Sensory lab offers variety of testing to suit client needs

· 5 min read

Sensory lab offers variety of testing to suit client needs

Three students take part in a taste test in the Sensory Analysis Lab in the Food Processing Center on Nebraska Innovation Campus.
Three university community members take part in a taste test in the Sensory Analysis Lab in the Food Processing Center on Nebraska Innovation Campus.

If you’ve ever tried a company’s new low-sodium or gluten-free product, you may have enjoyed the fruits of a sensory analysis test run at the University of Nebraska–Lincoln.

The Sensory Analysis Lab, housed within the Food Processing Center on Nebraska Innovation Campus, fills a niche need for low-cost, high-value insights for food product developers and companies. The sensory lab offers companies consumer insights about new products and those that undergo ingredient substitutions. This unique offering helps food companies determine whether their products are ready for market, among many other things.

“We’re a good resource for those smaller to medium-sized companies that are wanting quick and fairly inexpensive feedback,” said Julie Reiling, manager of the sensory lab.

Typical sensory lab clients are growing companies that are expanding their offerings or ingredient companies looking to differentiate their product from competitors. The sensory lab provides timely, inexpensive feedback from panelists using a variety of test options.

“We had one well-known Nebraska company that had an ingredient in their product that contained wheat gluten and they wanted to remove that so that they could advertise it as being gluten-free,” Reiling said. “They didn’t want it to affect the flavor because it’s a very popular product, and people would be upset if it tasted different. So, they made the substitution and then we ran sensory panels here to see if people could tell the difference. We found that they could not, so they were able to make that substitution, and nobody would be the wiser other than now they can claim gluten free.”

In another case, a Texas company that made refrigerated microwave meals was in search of general consumer feedback. Panelists were given portions of the company’s meals and rated things such as flavor balance and appearance. The panelists rated the meals on a Hedonic scale, which is a nine-point scale ranging from dislike extremely (1) to like extremely (9).
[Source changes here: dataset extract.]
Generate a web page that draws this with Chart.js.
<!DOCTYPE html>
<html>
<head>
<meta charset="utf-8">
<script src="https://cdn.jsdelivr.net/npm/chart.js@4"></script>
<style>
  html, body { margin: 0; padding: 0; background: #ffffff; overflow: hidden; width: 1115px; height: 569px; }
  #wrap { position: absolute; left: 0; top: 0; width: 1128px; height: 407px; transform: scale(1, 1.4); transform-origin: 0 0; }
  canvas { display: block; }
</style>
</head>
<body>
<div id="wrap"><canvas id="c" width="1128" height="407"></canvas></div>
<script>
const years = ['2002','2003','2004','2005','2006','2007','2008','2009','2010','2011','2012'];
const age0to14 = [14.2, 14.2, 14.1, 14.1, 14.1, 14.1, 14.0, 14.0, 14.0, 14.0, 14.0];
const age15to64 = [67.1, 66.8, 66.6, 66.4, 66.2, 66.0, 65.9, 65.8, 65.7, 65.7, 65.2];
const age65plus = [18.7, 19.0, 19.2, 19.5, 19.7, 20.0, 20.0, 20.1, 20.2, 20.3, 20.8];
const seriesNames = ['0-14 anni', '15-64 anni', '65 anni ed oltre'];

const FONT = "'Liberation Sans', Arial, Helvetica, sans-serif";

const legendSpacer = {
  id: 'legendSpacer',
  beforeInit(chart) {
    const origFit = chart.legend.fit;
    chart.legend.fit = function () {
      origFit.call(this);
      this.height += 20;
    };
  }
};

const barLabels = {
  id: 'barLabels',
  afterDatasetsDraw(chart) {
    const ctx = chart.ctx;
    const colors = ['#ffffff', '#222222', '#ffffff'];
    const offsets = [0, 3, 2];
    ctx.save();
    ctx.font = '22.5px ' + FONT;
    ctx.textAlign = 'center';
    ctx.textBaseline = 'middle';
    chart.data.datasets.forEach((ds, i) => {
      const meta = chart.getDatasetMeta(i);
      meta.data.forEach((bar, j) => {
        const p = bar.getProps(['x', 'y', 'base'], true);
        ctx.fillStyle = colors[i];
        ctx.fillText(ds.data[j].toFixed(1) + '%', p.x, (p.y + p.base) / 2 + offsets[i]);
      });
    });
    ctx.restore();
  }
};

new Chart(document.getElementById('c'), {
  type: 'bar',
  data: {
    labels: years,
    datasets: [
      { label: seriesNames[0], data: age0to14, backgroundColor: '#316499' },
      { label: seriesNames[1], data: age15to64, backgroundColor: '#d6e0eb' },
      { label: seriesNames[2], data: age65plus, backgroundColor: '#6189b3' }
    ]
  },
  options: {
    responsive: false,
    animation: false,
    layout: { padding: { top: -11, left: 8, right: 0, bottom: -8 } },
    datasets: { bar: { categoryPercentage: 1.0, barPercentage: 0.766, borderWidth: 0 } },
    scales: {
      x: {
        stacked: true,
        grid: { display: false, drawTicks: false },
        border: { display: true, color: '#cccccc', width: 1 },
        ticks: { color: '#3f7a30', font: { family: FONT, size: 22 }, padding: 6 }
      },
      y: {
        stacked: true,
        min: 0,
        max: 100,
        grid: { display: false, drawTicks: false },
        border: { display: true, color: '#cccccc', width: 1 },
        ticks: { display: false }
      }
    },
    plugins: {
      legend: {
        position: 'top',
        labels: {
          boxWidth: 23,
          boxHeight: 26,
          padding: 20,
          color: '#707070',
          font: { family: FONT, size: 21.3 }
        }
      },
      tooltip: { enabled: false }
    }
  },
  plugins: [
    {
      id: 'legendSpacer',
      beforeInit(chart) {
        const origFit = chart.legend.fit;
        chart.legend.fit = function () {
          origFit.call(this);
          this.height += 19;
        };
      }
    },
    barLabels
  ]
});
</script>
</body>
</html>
The typical response for a meal was an 8 (like very much), indicating to the company that the product was ready for market.
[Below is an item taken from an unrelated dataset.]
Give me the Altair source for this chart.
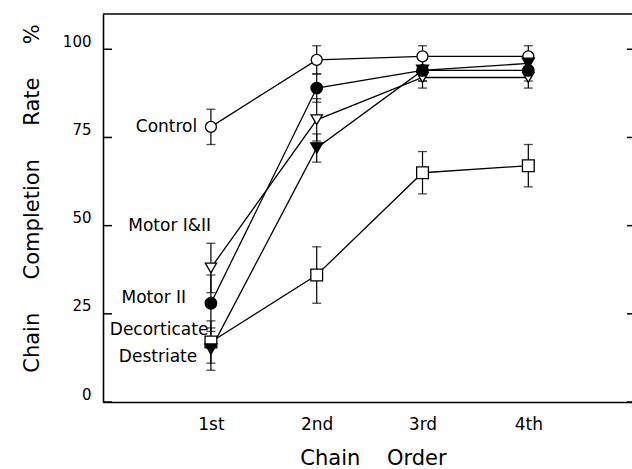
import json
import altair as alt
import pandas as pd

# ---- data ----
orders = [1, 2, 3, 4]
order_labels = ["1st", "2nd", "3rd", "4th"]
series = ["Control", "Motor I&II", "Motor II", "Decorticate", "Destriate"]

control = [78, 97, 98, 98]
control_err = [5, 4, 3, 3]
motor12 = [38, 80, 92, 92]
motor12_err = [7, 6, 3, 3]
motor2 = [28, 89, 94, 94]
motor2_err = [8, 4, 3, 3]
decort = [17, 36, 65, 67]
decort_err = [6, 8, 6, 6]
destr = [15, 72, 94, 96]
destr_err = [6, 4, 3, 3]

shapes = ["circle", "triangle-down", "circle", "square", "triangle-down"]
fills = ["white", "white", "black", "white", "black"]
sizes = [121, 144, 121, 100, 144]

# annotation anchors (data units)
label_x = [0.58, 0.61, 0.46, 0.51, 0.50]
label_y = [78, 50, 29.5, 20.4, 12.8]

y_ticks = [0, 25, 50, 75, 100]
y_max = 110

# ---- build tables ----
vals = [control, motor12, motor2, decort, destr]
errs = [control_err, motor12_err, motor2_err, decort_err, destr_err]
rows = []
for s, v, e in zip(series, vals, errs):
    for o, vv, ee in zip(orders, v, e):
        rows.append({"series": s, "order": o, "value": vv, "lo": vv - ee, "hi": vv + ee})
df = pd.DataFrame(rows)
labels_df = pd.DataFrame({"series": series, "lx": label_x, "ly": label_y})
ticks_df = pd.DataFrame({"t": y_ticks})

W, H = 529, 388
FONT = "DejaVu Sans"
NB = "\u00a0"

xs = alt.Scale(domain=[-0.02, 4.98], nice=False, zero=False)
ys = alt.Scale(domain=[0, y_max], nice=False, zero=False)

label_map = {str(o): l for o, l in zip(orders, order_labels)}
x_axis = alt.Axis(
    values=orders,
    labelExpr=f"{json.dumps(label_map)}[datum.value + ''] || ''",
    grid=False, ticks=False, tickSize=0,
    domainColor="black", domainWidth=1.6,
    labelFont=FONT, labelFontSize=17, labelColor="black",
    labelBaseline="alphabetic", labelPadding=27,
    title=f"Chain{NB*4}Order", titleFont=FONT, titleFontSize=21,
    titleFontWeight="normal", titleColor="black",
    titleX=270, titleY=62, titleAlign="center", titleBaseline="alphabetic",
)
y_axis = alt.Axis(
    values=y_ticks, grid=False, ticks=False, tickSize=0,
    domainColor="black", domainWidth=1.6,
    labelFont=FONT, labelFontSize=15, labelColor="black",
    labelPadding=12, labelOffset=-8,
    title=f"Chain{NB*5}Completion{NB*5}Rate{NB*5}%", titleFont=FONT,
    titleFontSize=21, titleFontWeight="normal", titleColor="black",
    titleX=-71, titleY=184, titleAlign="center", titleBaseline="middle",
    titleAngle=270,
)

base = alt.Chart(df)

lines = base.mark_line(color="black", strokeWidth=1.3).encode(
    x=alt.X("order:Q", scale=xs, axis=x_axis),
    y=alt.Y("value:Q", scale=ys, axis=y_axis),
    detail="series:N",
)

bars = base.mark_rule(color="black", strokeWidth=1.2).encode(
    x=alt.X("order:Q", scale=xs),
    y=alt.Y("lo:Q", scale=ys),
    y2="hi:Q",
)
cap_lo = base.mark_tick(orient="horizontal", size=9, thickness=1.3, color="black").encode(
    x=alt.X("order:Q", scale=xs), y=alt.Y("lo:Q", scale=ys))
cap_hi = base.mark_tick(orient="horizontal", size=9, thickness=1.3, color="black").encode(
    x=alt.X("order:Q", scale=xs), y=alt.Y("hi:Q", scale=ys))

points = base.mark_point(filled=True, stroke="black", strokeWidth=1.3, opacity=1).encode(
    x=alt.X("order:Q", scale=xs),
    y=alt.Y("value:Q", scale=ys),
    shape=alt.Shape("series:N", scale=alt.Scale(domain=series, range=shapes), legend=None),
    fill=alt.Fill("series:N", scale=alt.Scale(domain=series, range=fills), legend=None),
    size=alt.Size("series:N", scale=alt.Scale(domain=series, range=sizes), legend=None),
)

texts = alt.Chart(labels_df).mark_text(
    font=FONT, fontSize=17, color="black", align="center", baseline="middle"
).encode(
    x=alt.X("lx:Q", scale=xs),
    y=alt.Y("ly:Q", scale=ys),
    text="series:N",
)

left_ticks = alt.Chart(ticks_df).mark_rule(color="black", strokeWidth=1.5).encode(
    y=alt.Y("t:Q", scale=ys), x=alt.value(0), x2=alt.value(9))
right_ticks = alt.Chart(ticks_df).mark_rule(color="black", strokeWidth=1.5).encode(
    y=alt.Y("t:Q", scale=ys), x=alt.value(W - 5), x2=alt.value(W))
top_border = alt.Chart(pd.DataFrame({"t": [y_max]})).mark_rule(color="black", strokeWidth=1.6).encode(
    y=alt.Y("t:Q", scale=ys), x=alt.value(0), x2=alt.value(W))

chart = alt.layer(
    top_border, left_ticks, right_ticks, lines, bars, cap_lo, cap_hi, points, texts
).properties(
    width=W, height=H,
    autosize=alt.AutoSizeParams(type="none"),
    padding={"left": 103, "top": 14, "right": 0, "bottom": 67},
    background="white",
).configure_view(stroke=None)

chart.save("out.html", embed_options={"renderer": "svg", "actions": False})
When clients come to the sensory lab, they give the lab a sample of their product and the lab gathers panelists — usually university affiliates who have signed up to participate — and prepares rating forms for the company-selected test.
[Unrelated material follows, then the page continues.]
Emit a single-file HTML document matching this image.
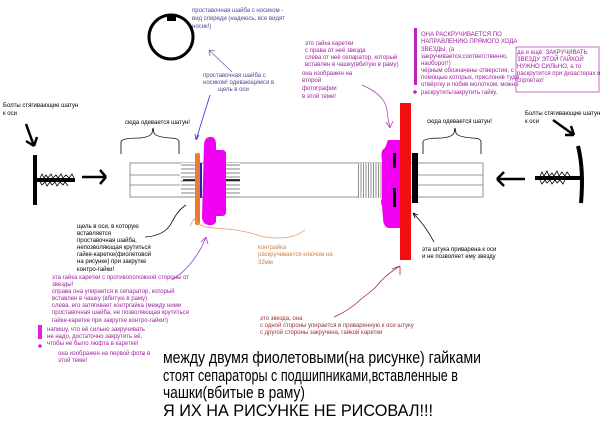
<!DOCTYPE html>
<html><head><meta charset="utf-8"><style>
html,body{margin:0;padding:0;background:#fff;width:604px;height:423px;overflow:hidden}
svg{display:block}
text{font-family:"Liberation Sans",sans-serif}
.s{font-size:6px}
</style></head><body>
<svg width="604" height="423" viewBox="0 0 604 423" xmlns="http://www.w3.org/2000/svg">
<defs>
<pattern id="th" width="2" height="4" patternUnits="userSpaceOnUse"><rect width="2" height="4" fill="#fff"/><line x1="0" y1="1" x2="2" y2="1" stroke="#666" stroke-width="0.8"/></pattern>
<pattern id="tv" width="2.5" height="4" patternUnits="userSpaceOnUse"><rect width="2.5" height="4" fill="#fff"/><line x1="1" y1="0" x2="1" y2="4" stroke="#777" stroke-width="0.8"/></pattern>
</defs>
<circle cx="171" cy="37" r="22" fill="none" stroke="#000" stroke-width="3"/>
<rect x="167" y="15" width="9" height="6" fill="#000"/>
<g class="s" fill="#4a4a9a">
<text x="192" y="12">проставочная шайба с носиком -</text>
<text x="192" y="20">вид спереди (надеюсь, все видят</text>
<text x="192" y="28">носик!)</text>
<text x="203" y="77">проставочная шайба с</text>
<text x="203" y="84">носиком!  одевающимся в</text>
<text x="218" y="91">щель в оси</text>
</g>
<path d="M232 72 L209 50 M209 50 l6 1 M209 50 l1 6" stroke="#6a6ab0" fill="none" stroke-width="0.8"/>
<path d="M210 95 L196 140 M196 140 l-1 -6 M196 140 l3 -5" stroke="#3030c0" fill="none" stroke-width="0.8"/>
<g class="s" fill="#000">
<text x="3" y="107">Болты стягивающие шатун</text>
<text x="3" y="115">к оси</text>
<text x="125" y="124">сюда одевается шатун!</text>
<text x="427" y="123">сюда одевается шатун!</text>
<text x="525" y="115">Болты стягивающие шатун</text>
<text x="525" y="123">к оси</text>
<text x="422" y="251">эта штука приварена к оси</text>
<text x="422" y="258">и не позволяет ему звезду</text>
</g>
<path d="M121 154 L121 142 Q121 138 140 138 Q150 137 152 133 L153 128 L154 133 Q156 137 170 138 Q179 138 179 142 L179 154" fill="none" stroke="#000" stroke-width="0.8"/>
<path d="M423 154 L423 142 Q423 138 442 138 Q452 137 454 133 L455 128 L456 133 Q458 137 472 138 Q481 138 481 142 L481 154" fill="none" stroke="#000" stroke-width="0.8"/>
<rect x="33" y="155" width="4" height="50" fill="#000"/>
<rect x="35" y="178" width="40" height="4" fill="#000"/>
<path d="M40 178 l2 -4 l2 4 l2 -3 l2 3 l3 -4 l2 4 l3 -3 l2 3 l3 -4 l2 4 l3 -3 l3 3 l3 -4 l2 4 M40 182 l2 3 l3 -3 l2 4 l3 -4 l2 3 l3 -3 l2 4 l3 -4 l3 3 l2 -3 l3 4" stroke="#000" fill="none" stroke-width="0.8"/>
<path d="M26 124 L34 146 M34 146 l-8 -5 M34 146 l3 -9" stroke="#000" fill="none" stroke-width="2.5"/>
<path d="M82 177 L106 177 M106 177 l-6 -7 M106 177 l-6 7" stroke="#000" fill="none" stroke-width="2.5"/>
<path d="M578 146 Q584 170 581 203" stroke="#000" fill="none" stroke-width="4"/>
<rect x="535" y="176" width="45" height="4" fill="#000"/>
<path d="M540 176 l2 -4 l2 4 l3 -5 l2 5 l3 -3 l2 3 l3 -5 l2 5 l3 -4 l3 4 l2 -4 l3 4 M540 180 l2 4 l3 -4 l2 3 l3 -3 l2 4 l3 -4 l2 3 l3 -3 l3 4 l2 -4" stroke="#000" fill="none" stroke-width="0.8"/>
<path d="M553 120 L574 135 M574 135 l-3 -9 M574 135 l-9 0" stroke="#000" fill="none" stroke-width="2.5"/>
<path d="M525 179 L497 179 M497 179 l7 -7 M497 179 l7 7" stroke="#000" fill="none" stroke-width="2.5"/>
<rect x="130" y="163" width="353" height="34" fill="#fff" stroke="#777" stroke-width="0.8"/>
<line x1="130" y1="175" x2="180" y2="175" stroke="#777" stroke-width="0.8"/>
<line x1="130" y1="185" x2="180" y2="185" stroke="#777" stroke-width="0.8"/>
<line x1="418" y1="175" x2="483" y2="175" stroke="#777" stroke-width="0.8"/>
<line x1="418" y1="185" x2="483" y2="185" stroke="#777" stroke-width="0.8"/>
<rect x="181" y="163" width="15" height="35" fill="url(#th)"/>
<rect x="226" y="163" width="14" height="35" fill="url(#th)"/>
<line x1="183" y1="180" x2="196" y2="180" stroke="#000" stroke-width="1.5"/>
<line x1="226" y1="180" x2="240" y2="180" stroke="#000" stroke-width="1.5"/>
<rect x="358" y="163" width="24" height="35" fill="url(#tv)"/>
<rect x="195" y="153" width="5" height="72" fill="#f07830" rx="2"/>
<rect x="200" y="163" width="2" height="35" fill="#2020d0"/>
<path d="M204 144 Q205 136 212 137 Q216 138 216 145 L216 150 L222 150 Q226 150 226 154 L226 212 Q226 216 222 216 L216 216 L216 222 Q214 226 208 225 Q203 224 202 218 Z" fill="#f000f0"/>
<path d="M388 140 L400 140 L400 228 L388 228 Q383 226 383 218 L382 206 Q380 202 382 198 L382 160 Q380 150 385 148 Z" fill="#f000f0"/>
<rect x="393" y="153" width="3" height="15" fill="#000"/>
<rect x="393" y="188" width="3" height="19" fill="#000"/>
<rect x="400" y="103" width="11" height="157" fill="#f01010"/>
<rect x="412" y="153" width="6" height="50" fill="#000"/>
<g class="s" fill="#a020a0">
<text x="305" y="45">это гайка каретки</text>
<text x="305" y="52">с права от неё звезда</text>
<text x="305" y="59">слева от неё сепаратор, который</text>
<text x="305" y="66">вставлен в чашку(вбитую в раму)</text>
<text x="302" y="75">она изображен на</text>
<text x="302" y="82">второй</text>
<text x="302" y="90">фотографии</text>
<text x="302" y="98">в этой теме!</text>
</g>
<path d="M362 85 Q385 95 387 110 Q388 120 390 128 M390 128 l-4 -6 M390 128 l3 -7" stroke="#b040b0" fill="none" stroke-width="0.8"/>
<rect x="414" y="28" width="3" height="57" fill="#c020c0"/>
<circle cx="415" cy="92" r="1.8" fill="#c020c0"/>
<g class="s" fill="#a020a0">
<text x="421" y="36">ОНА РАСКРУЧИВАЕТСЯ ПО</text>
<text x="421" y="43">НАПРАВЛЕНИЮ ПРЯМОГО ХОДА</text>
<text x="421" y="51">ЗВЕЗДЫ, (а</text>
<text x="421" y="58">закручивается,соответственно,</text>
<text x="421" y="65">наоборот!)</text>
<text x="421" y="72">чёрным обозначены отверстия, с</text>
<text x="421" y="79">помощью которых, приcлонив туда</text>
<text x="421" y="86">отвёртку и побив молотком, можно</text>
<text x="421" y="94">раскрутить/закрутить гайку.</text>
</g>
<rect x="516" y="47" width="83" height="45" fill="none" stroke="#b050b0" stroke-width="0.8"/>
<g class="s" fill="#a020a0">
<text x="517" y="54">да и ещё: ЗАКРУЧИВАТЬ</text>
<text x="517" y="61">ЗВЕЗДУ ЭТОЙ ГАЙКОЙ</text>
<text x="517" y="68">НУЖНО СИЛЬНО, а то</text>
<text x="517" y="75">раскрутится при дизастерах и</text>
<text x="517" y="82">спроетах!</text>
</g>
<path d="M145 237 Q165 236 172 222 Q178 210 186 205" stroke="#000" fill="none" stroke-width="0.8"/>
<g class="s" fill="#000">
<text x="77" y="228">щель в оси, в которую</text>
<text x="77" y="235">вставляется</text>
<text x="77" y="242">проставочная шайба,</text>
<text x="77" y="249">непозволяющая крутиться</text>
<text x="77" y="256">гайке-каретке(фиолетовой</text>
<text x="77" y="263">на рисунке) при закрутке</text>
<text x="77" y="271">контро-гайки!</text>
</g>
<g class="s" fill="#a020a0">
<text x="52" y="279">эта гайка каретки с противоположной стороны от</text>
<text x="52" y="286">звезды!</text>
<text x="52" y="293">справа она упирается в сепаратор, который</text>
<text x="52" y="300">вставлен в чашку (вбитую в раму)</text>
<text x="52" y="307">слева, его затягивает контргайка (между ними</text>
<text x="52" y="314">проставочная шайба, не позволяющая крутиться</text>
<text x="52" y="322">гайке-каретке при закрутке контро-гайки!)</text>
<text x="47" y="331">напишу, что её сильно закручивать</text>
<text x="47" y="338">не надо, достаточно закрутить её,</text>
<text x="47" y="345">чтобы не было люфта в каретке!</text>
<text x="58" y="355">она изображен на первой фото в</text>
<text x="58" y="362">этой теме!</text>
</g>
<rect x="38" y="325" width="4" height="14" fill="#e020e0"/>
<circle cx="40" cy="346" r="1.8" fill="#e020e0"/>
<path d="M172 280 Q195 265 206 237 M206 237 l-5 5 M206 237 l2 7" stroke="#a040c0" fill="none" stroke-width="0.8"/>
<path d="M190 226 Q192 222 194 219 Q200 228 215 228 Q245 230 260 236 Q290 242 305 230" stroke="#e0a070" fill="none" stroke-width="0.8"/>
<g class="s" fill="#d08040">
<text x="258" y="249">контрайка</text>
<text x="258" y="256">раскручивается ключом на</text>
<text x="258" y="264">32мм</text>
</g>
<path d="M334 317 Q350 310 360 300 L375 288 Q385 275 400 266 M400 266 l-8 3 M400 266 l0 9" stroke="#a03040" fill="none" stroke-width="0.8"/>
<path d="M434 242 Q425 225 413 213 M413 213 l2 5 M413 213 l5 2" stroke="#000" fill="none" stroke-width="0.8"/>
<g class="s" fill="#a03030">
<text x="260" y="320">это звезда, она</text>
<text x="260" y="327">с одной стороны упирается в приваренную к оси штуку</text>
<text x="260" y="334">с другой стороны закручена, гайкой каретки</text>
</g>
<circle cx="143" cy="354" r="1" fill="#c040c0"/>
<g fill="#000" font-size="16.5">
<text x="163" y="363" textLength="318" lengthAdjust="spacingAndGlyphs">между двумя фиолетовыми(на рисунке) гайками</text>
<text x="163" y="381" textLength="295" lengthAdjust="spacingAndGlyphs">стоят сепараторы с подшипниками,вставленные в</text>
<text x="163" y="398" textLength="142" lengthAdjust="spacingAndGlyphs">чашки(вбитые в раму)</text>
<text x="163" y="416" textLength="270" lengthAdjust="spacingAndGlyphs">Я ИХ НА РИСУНКЕ НЕ РИСОВАЛ!!!</text>
</g>
</svg>
</body></html>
The lab offers in-depth analysis, informal feedback and a range of consumer test options tailored to a company’s needs. These include Hedonic scales, attribute rating scales and triangle testing.

During testing using Hedonic scales, panelists may be asked about aroma, appearance, flavor and aftertaste. By specifying different areas of the product, companies can troubleshoot more specific issues with their product.

Attribute rating scales go more in-depth, digging into attributes that the companies want to know more about. Panelists are asked several questions about texture, flavor and more. They then rate the attributes on a 15-point scale that has opposite attribute indicators. For example, a question about saltiness would have ends marked from “lacking” or “intense.”

The attribute rating scales are best used as a product development tool, when companies are trying to fine-tune their product. Hedonic testing is better suited toward determining if a product is ready for consumption.

A triangle test is “where we present panelists with three samples all at the same time. Two are the same and one is different, and we ask them to try to pick the one that’s different,” Reiling said. “This test is something that would be very valuable in an ingredient substitution where you’re hoping that the product tastes the same after switching an ingredient.”

In some cases, a combination of tests can be tailored to best suit a company’s needs.

“We had a sports drink company that wanted to update their formula and replace artificial sweeteners with a more natural sweetener,” Reiling said. “They wanted to get people’s preference, but they also wanted to collect a little more information. For the first test, panelists got one sample at a time and rated it on a Hedonic scale. After that, they got both samples at the same time and were asked to pick which of those they preferred. That’s just one example of how we would mix tests together to try to get more information.”

The sensory lab has flexible options that cater to a client’s needs, providing a range of general and precise services at a fraction of the cost of bigger facilities. Other unique services are available to Nebraska Innovation Campus partners.

Partnerships range from an occasional drop-in desk to a rented office at Nebraska Innovation Campus, and companies benefit through discounted services and instant collaboration with the team. Current partners include a beef company, two pet food companies, a natural ingredient company, a creamery and two companies developing Aronia berry products. These companies have employees stationed on the Nebraska Innovation Campus.

Through all of these partnerships, collaboration and testing, the Sensory Analysis Lab provides companies with high-value insights to produce high-quality products.